Simple Word2Vec using SVD

2018, Jun 14    

In this i am discussing about creating word vectors using SVD and co-occurrence matrix. For doing this used data base of amazon fine food reviews data set, downloded from kaggle. Cleaned the data and after that took top 5000 top tfidf words because of time taken to calculate co-occurrence matrix is high. Created co-occurrence matrix as below

def cooccurrence_matrix(list_words,distance,sentances):
    '''
    Returns co-occurrence matrix of words with in a distance of occurrrence
    input:
    list_words: list of words to get the co-occurrance matrix in order
    distance: distance between words
    sentances: documets to check ( a list )
    output:
    co-occurance matrix in te order of list_words order
    '''
    #length of matrix needed
    l = len(list_words)
    #creating a zero matrix
    com = np.zeros((l,l))
    #creating word and index dict
    dict_idx = {v:i for i,v in enumerate(list_words)}
    for sentence in sentances:
        sentence=sentence.strip()
        tokens= sentence.split()
        for pos,token in enumerate(tokens):
            #if eord is in required words
            if token in list_words:
                #start index to check any other word occure or not
                start=max(0,pos-distance)
                #end index
                end=min(len(tokens),pos+distance+1)
                for pos2 in range(start,end):
                    #if same position
                    if pos2==pos:
                        continue
                    # if same word
                    if token == tokens[pos2]:
                        continue
                    #if word found is in required words
                    if tokens[pos2] in list_words:
                        #index of word parent
                        row = dict_idx[token]
                        #index of occurance word
                        col = dict_idx[tokens[pos2]]
                        #adding value to that index
                        com[row,col] = com[row,col] + 1
    return com

So co-occurrence matrix is (n x n) matrix where n is no of words. it gives how frequent those words exists in a given distance. performed Tuncated SVD on the co-occurrence matrix and selected no of components/dimensions using variance explained and for my data selected as 200 dimensions. Now i have 200 dimension vector for each word. and converted into dict as below.

#word 2 vectors dict
W2V_200d = {}
j = 0
for i in Words:
    W2V_200d[i] = svd_out[j]
    j = j + 1

We have 200 dimension vectors for each word and checked similary of vectors using cosine similarity like below.

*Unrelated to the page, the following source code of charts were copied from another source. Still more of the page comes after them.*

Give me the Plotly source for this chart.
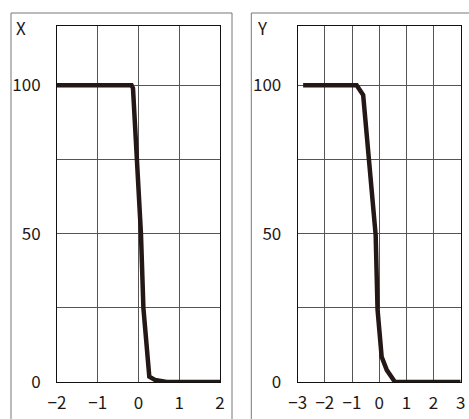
import plotly.graph_objects as go

W, H = 469, 419

# Data
x_left = [-2, -0.17, -0.135, 0.06, 0.12, 0.265, 0.405, 0.69, 2]
y_left = [100, 100, 99, 50, 25, 1.8, 0.7, 0, 0]
x_right = [-2.8, -0.83, -0.59, -0.38, -0.22, -0.13, -0.06, 0.09, 0.28, 0.58, 3]
y_right = [100, 100, 96.7, 76.5, 58.6, 49.5, 24.3, 8.5, 4.0, 0, 0]
y_ticks = [0, 25, 50, 75, 100]
y_tick_text = ["0", "", "50", "", "100"]
x_ticks_left = [-2, -1, 0, 1, 2]
x_ticks_right = [-3, -2, -1, 0, 1, 2, 3]
titles = ["X", "Y"]

FONT = "Noto Sans CJK JP"
LINE = "#231815"

def px(x):
    return x / W

def py(y):
    return (H - y) / H

fig = go.Figure()
fig.add_trace(go.Scatter(x=x_left, y=y_left, mode="lines", line=dict(color=LINE, width=4.5),
                         cliponaxis=False, xaxis="x", yaxis="y", showlegend=False, hoverinfo="skip"))
fig.add_trace(go.Scatter(x=x_right, y=y_right, mode="lines", line=dict(color=LINE, width=4.5),
                         cliponaxis=False, xaxis="x2", yaxis="y2", showlegend=False, hoverinfo="skip"))

axis_common = dict(showline=True, mirror=True, linecolor="#111", linewidth=1,
                   showgrid=True, gridcolor="#555", gridwidth=1, zeroline=False,
                   automargin=False,
                   ticks="", tickfont=dict(family=FONT, size=17, color="#231815"))

fig.update_layout(
    width=W, height=H, margin=dict(l=0, r=0, t=0, b=0),
    paper_bgcolor="white", plot_bgcolor="white",
    xaxis=dict(domain=[px(57), px(220)], range=[-2, 2], tickvals=x_ticks_left,
               anchor="y", ticklabelstandoff=6, **axis_common),
    yaxis=dict(domain=[py(382), py(26)], range=[0, 120], tickvals=y_ticks, ticktext=y_tick_text,
               anchor="x", ticklabelstandoff=12, **axis_common),
    xaxis2=dict(domain=[px(297.7), px(460.7)], range=[-3, 3], tickvals=x_ticks_right,
                anchor="y2", ticklabelstandoff=6, **axis_common),
    yaxis2=dict(domain=[py(382), py(26)], range=[0, 120], tickvals=y_ticks, ticktext=y_tick_text,
                anchor="x2", ticklabelstandoff=12, **axis_common),
    shapes=[
        dict(type="rect", xref="paper", yref="paper", x0=px(11), x1=px(232), y0=-0.05, y1=py(13),
             line=dict(color="#777", width=1), layer="below"),
        dict(type="rect", xref="paper", yref="paper", x0=px(251.3), x1=1.05, y0=-0.05, y1=py(13),
             line=dict(color="#777", width=1), layer="below"),
    ],
    annotations=[
        dict(text=titles[0], xref="paper", yref="paper", x=px(14), y=py(27), xanchor="left",
             yanchor="middle", showarrow=False, font=dict(family=FONT, size=17, color="#231815")),
        dict(text=titles[1], xref="paper", yref="paper", x=px(255), y=py(27), xanchor="left",
             yanchor="middle", showarrow=False, font=dict(family=FONT, size=17, color="#231815")),
    ],
)

fig.write_html("out.html", config={"displayModeBar": False},
               post_script="document.body.style.margin='0';document.body.style.overflow='hidden';")
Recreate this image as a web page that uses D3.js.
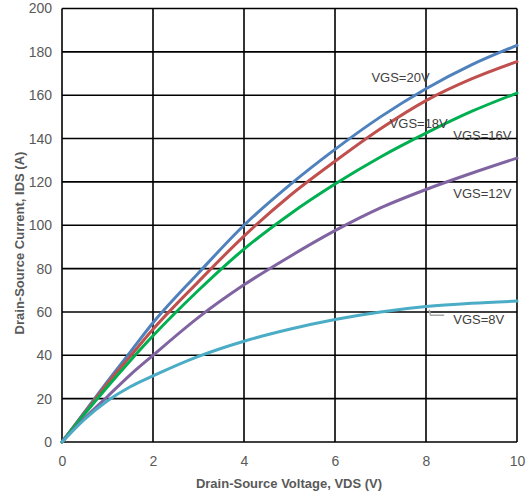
<!DOCTYPE html>
<html><head><meta charset="utf-8">
<script src="https://cdn.jsdelivr.net/npm/d3@7/dist/d3.min.js"></script>
<style>body{margin:0;background:#fff}svg{display:block}</style>
</head><body>
<svg id="c" width="530" height="498"></svg>
<script>
const vds = [0, 0.5, 1, 1.5, 2, 3, 4, 5, 6, 7, 8, 9, 10];
const vgs20 = [0, 14, 28, 41.5, 55, 78, 100, 118.5, 135, 150, 163, 174, 183];
const vgs18 = [0, 13.5, 27, 39.5, 52, 74, 95, 113.5, 129.5, 144.5, 157.5, 167.5, 175.5];
const vgs16 = [0, 13, 25.5, 37.5, 49, 70, 89, 105, 119, 131.5, 142.5, 152.5, 161];
const vgs12 = [0, 11, 21, 31, 40, 57.5, 72.5, 85.5, 97.5, 108, 116.5, 124, 131];
const vgs8  = [0, 10.5, 19, 25.5, 30.5, 39.5, 46.5, 52, 56.5, 60, 62.5, 64, 65];
const seriesNames = ["VGS=20V", "VGS=18V", "VGS=16V", "VGS=12V", "VGS=8V"];
const seriesColors = ["#4F81BD", "#C0504D", "#00B050", "#8064A2", "#4BACC6"];
const xTicks = [0, 2, 4, 6, 8, 10];
const yTicks = [0, 20, 40, 60, 80, 100, 120, 140, 160, 180, 200];
const xTitle = "Drain-Source Voltage, VDS (V)";
const yTitle = "Drain-Source Current, IDS (A)";
// label anchor points in data coords (x, y)
const labelPos = [[6.8, 166], [7.2, 145], [8.6, 139.5], [8.6, 112.5], [8.6, 54.5]];

const svg = d3.select("#c");
const L = 62, R = 517, T = 8.5, B = 442;
const x = d3.scaleLinear().domain([0, 10]).range([L, R]);
const y = d3.scaleLinear().domain([0, 200]).range([B, T]);

// grid
const g = svg.append("g");
g.selectAll("line.v").data(xTicks).enter().append("line")
  .attr("x1", d => x(d)).attr("x2", d => x(d)).attr("y1", T).attr("y2", B)
  .attr("stroke", "#000").attr("stroke-width", 1.6);
g.selectAll("line.h").data(yTicks).enter().append("line")
  .attr("x1", L).attr("x2", R).attr("y1", d => y(d)).attr("y2", d => y(d))
  .attr("stroke", "#000").attr("stroke-width", 1.6);

// axes labels via d3 axes
const xAxis = svg.append("g").attr("transform", `translate(0,${B})`)
  .call(d3.axisBottom(x).tickValues(xTicks).tickSize(0).tickPadding(14).tickFormat(d3.format("d")));
const yAxis = svg.append("g").attr("transform", `translate(${L},0)`)
  .call(d3.axisLeft(y).tickValues(yTicks).tickSize(0).tickPadding(10).tickFormat(d3.format("d")));
[xAxis, yAxis].forEach(a => {
  a.select(".domain").remove();
  a.selectAll("text").attr("fill", "#595959").style("font-family", "Liberation Sans, Arial, sans-serif").style("font-size", "14px");
});

// curves
const line = d3.line().x(d => x(d[0])).y(d => y(d[1])).curve(d3.curveMonotoneX);
const allSeries = [vgs20, vgs18, vgs16, vgs12, vgs8];
svg.append("g").selectAll("path").data(allSeries).enter().append("path")
  .attr("d", s => line(vds.map((v, i) => [v, s[i]])))
  .attr("fill", "none").attr("stroke", (d, i) => seriesColors[i]).attr("stroke-width", 3)
  .attr("stroke-linecap", "round");

// leader for VGS=8V
svg.append("path")
  .attr("d", `M${x(8.07)},${y(61)} L${x(8.1)},${y(58.5)} L${x(8.4)},${y(58.5)}`)
  .attr("fill", "none").attr("stroke", "#A6A6A6").attr("stroke-width", 1.5);

// series labels
svg.append("g").selectAll("text").data(seriesNames).enter().append("text")
  .attr("x", (d, i) => x(labelPos[i][0])).attr("y", (d, i) => y(labelPos[i][1]))
  .text(d => d).attr("fill", "#404040")
  .style("font-family", "Liberation Sans, Arial, sans-serif").style("font-size", "13px");

// axis titles
svg.append("text").attr("x", 289).attr("y", 488).attr("text-anchor", "middle")
  .text(xTitle).attr("fill", "#595959").style("font-weight", "bold")
  .style("font-family", "Liberation Sans, Arial, sans-serif").style("font-size", "13px");
svg.append("text").attr("transform", "translate(24,243) rotate(-90)").attr("text-anchor", "middle")
  .text(yTitle).attr("fill", "#595959").style("font-weight", "bold")
  .style("font-family", "Liberation Sans, Arial, sans-serif").style("font-size", "13px");
</script>
</body></html>
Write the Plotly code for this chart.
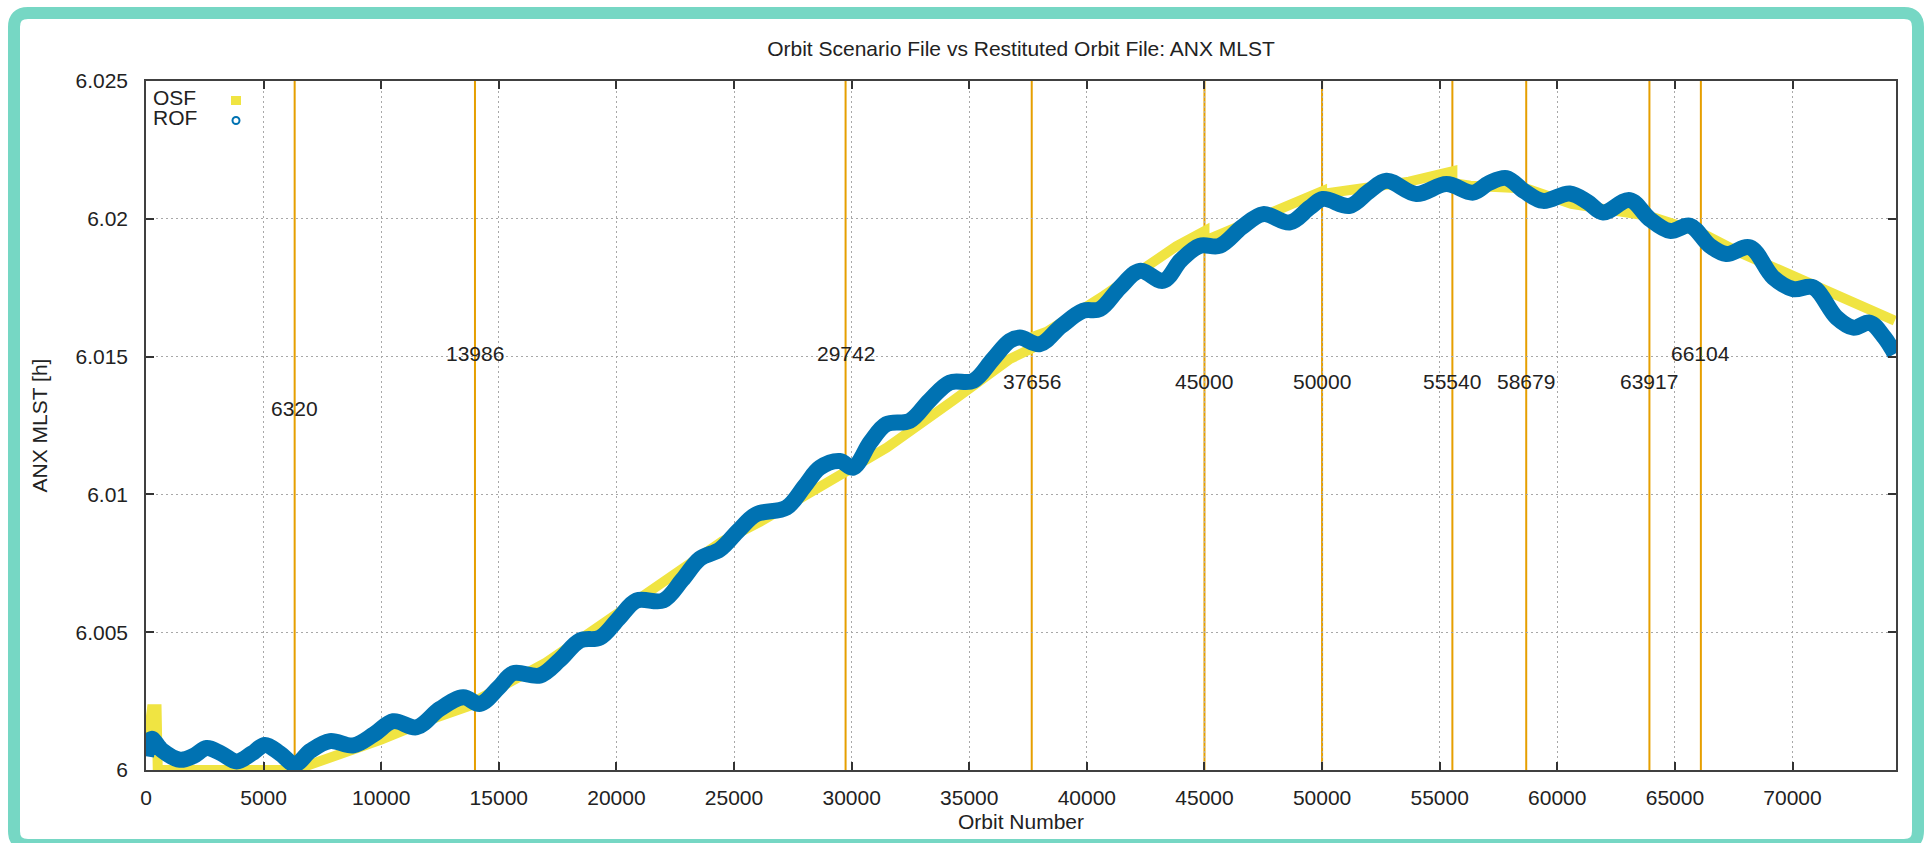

def top_similar_words(v,Wordvectors,n,list_words):
	"""
	Gives output angles between one vector(v1) and all other vectors as matrix(v2)
	input:
	v shape (d,1)
	Wordvectors shape (m,d)
	n - no of similarities needed
	list_words - list of all words in Wordvectors in same order
	output:
	list of n words which are similar
	"""
	v1 = np.array(v)
	v1 = v1.reshape(-1,1)
	v2 = np.array(Wordvectors)
	#dot product
	nr = np.dot(v2,v1)
	#vector lengths 2-norm
	dr = (np.linalg.norm(v1)*np.linalg.norm(v2,axis=1)).reshape(-1,1)
	# angle i.e cosine inverse and domine for cosine inverse is
	# [-1,1] so clipping to [-1,1] and claculating angle
	ang = np.arccos(np.clip(nr/dr,-1,1))
	ang = ang.ravel()
	#sorting and getting index of top n
	ang_10 = np.argsort(ang)[0:n+1]
	ang_n = np.delete(ang_10,0)
	dict_tfidf = {i:v for i,v in enumerate(list_words)}
	return [dict_tfidf[i] for i in ang_n]

found similar words like below For ‘Good’ got top 10 as (‘enjoy’, ‘enjoying’, ‘fantastic’, ‘amazing’, ‘fabulous’, ‘nice’, ‘delicious’, ‘incredible’, ‘outstanding’, ‘perk’)
For ‘sep’ - (‘dec’, ‘aug’, ‘august’, ‘november’, ‘sept’, ‘february’, ‘expired’, ‘expiry’, ‘exp’, ‘expiration’)
For ‘yum’ - (‘yummy’, ‘delish’, ‘awesome’, ‘org’, ‘everybody’, ‘addictive’, ‘wow’, ‘amazing’, ‘addicted’)
For ‘gin’ - (‘cocktail’, ‘cola’, ‘fizzy’, ‘clot’, ‘kinda’, ‘ting’, ‘cytoma’, ‘sour’, ‘rootbeer’, ‘soda’)